Ein Motto, das ihn durch sein Leben begleitete, war der Satz eines armen Webers. Der Bub Martin Niemöller hatte ihn mit seinem Vater in Wuppertal besucht. Dieses Motto war in Leine gewebt und hing an der Wand des Weberhäuschens. Es lautete: „Was würde Jesus dazu sagen?“
So hat Martin Niemöller gelebt und so ist er auch gestorben. Immer mit der Frage: „Was würde Jesus dazu sagen?“
Materialien
Martin Niemöller dargestellt von Matthias Schneider, Rowohlt Monographie, Reinbeck bei Hamburg. 1997
Martin Niemöller – Was würde Jesus dazu sagen. Eine Reise durch ein protestantisches Leben; Drehbuch und Regie: Hannes Karnick und Wolfgang Richter; DVD-Titel: Rebell wider Willen – Das Jahrhundert des Martin Niemöller.
Die martin-niemoeller-stiftung.de betreibt politische Bildung im „niemöllerschen“ Sinn. Vorsitzender ist der emeritierte Siegener Theologieprofessor Martin Stöhr, von dem kluge Aufsätze hier zu finden sind.

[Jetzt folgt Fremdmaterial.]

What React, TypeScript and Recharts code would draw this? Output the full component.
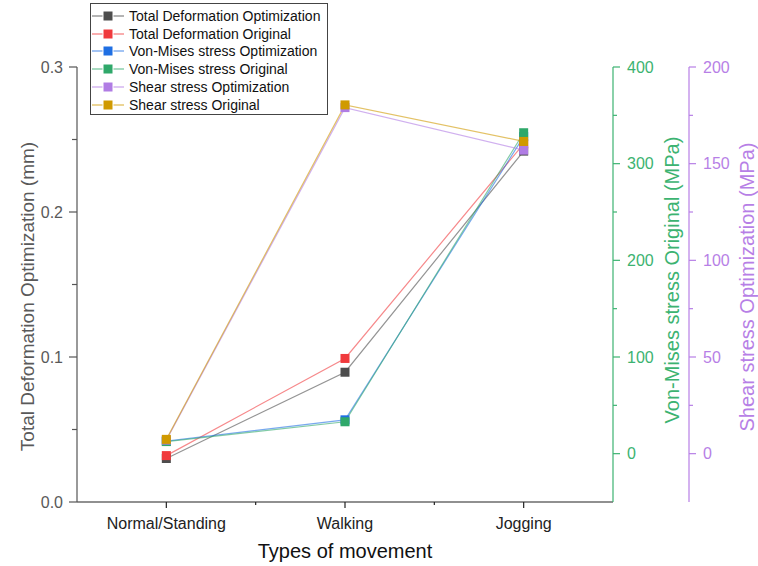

Als die Nazis die Kommunisten holten,
habe ich geschwiegen;
ich war ja kein Kommunist.
Als sie die Sozialdemokraten einsperrten,
habe ich geschwiegen;
ich war ja kein Sozialdemokrat.
Als sie die Gewerkschafter holten,
habe ich nicht protestiert;
ich war ja kein Gewerkschafter.
Als sie die Juden holten,
habe ich nicht protestiert;
ich war ja kein Jude.
Als sie mich holten,
gab es keinen mehr, der protestierte.
Martin Niemöller in einer Rede gehalten 1976 in Kaiserslautern.